3. THE PROMISE OF FASTING

  • Fasting helps to align our hearts with God's heart.

Isaiah 58:6: “Is not this the fast that I choose: to loose the bonds of wickedness, to undo the straps of the yoke, to let the oppressed go free, and to break every yoke?" As you fast, you will have a growing concern for the things that God is concerned about. 

Charles Spurgeon , pastor of the Metropolitan Tabernacle in London, wrote: “Our seasons of fasting and prayer at the Tabernacle have been high days indeed; never has Heaven’s gate stood wider; never have our hearts been nearer the central Glory.” What could happen in and through Cross Creek if we were to truly become a fasting and praying church?

  • Fasting reminds us that it is God alone who satisfies.

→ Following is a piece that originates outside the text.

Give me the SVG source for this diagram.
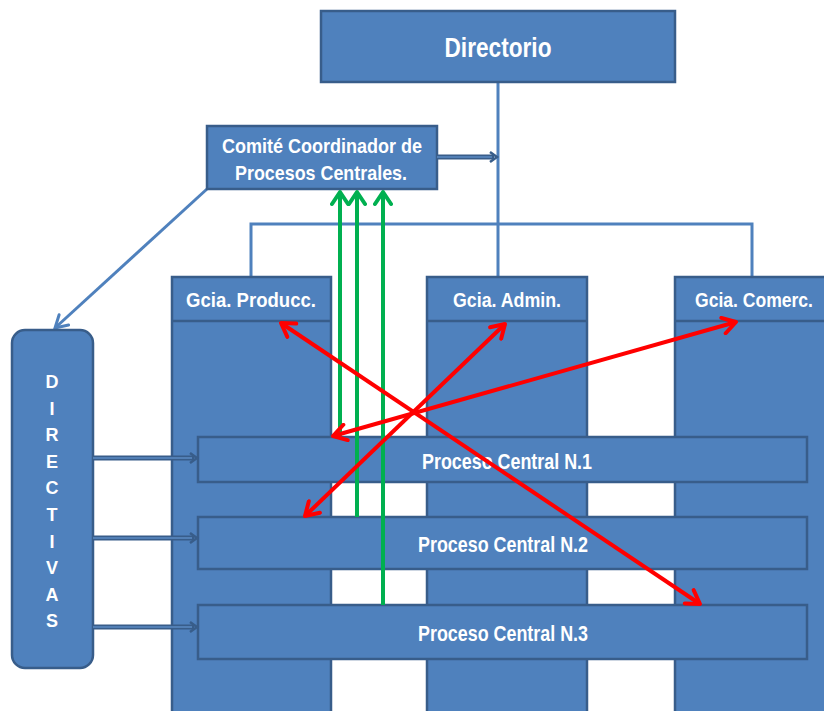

Isaiah 58:11: "And the LORD will guide you continually and satisfy your desire in scorched places and make your bones strong; and you shall be like a watered garden, like a spring of water, whose waters do not fail." When we fast, we are resetting our hearts on God in an intense way. We are saying to God, God, 'may I never look to the things of this world to satisfy me as only you can!'

Jesus loved food. He began his ministry with a fast, but his ministry was characterized by feasting. The gospels are filled with stories of him at dinner parties, turning water into wine, dining with friends, with strangers, with enemies, with religious people, with sinners and prostitutes and tax collectors. Why?

He wanted us to know where we could find true satisfaction. Where we could find the bread of life, and the water that will never run dry. It’s in him, the one who, on the cross cried out “I thirst!” The one who emptied himself in order that we would be made full.

And when he rose again, one of the first things he did was make breakfast for his friends. And one day, he tells us, we’ll dine with him at the great Wedding Feast, the most wonderful, beautiful, feast of all time!

This is who our Savior is, and this is what his Kingdom is like! Come to Jesus and may your hungry heart be satisfied to the full.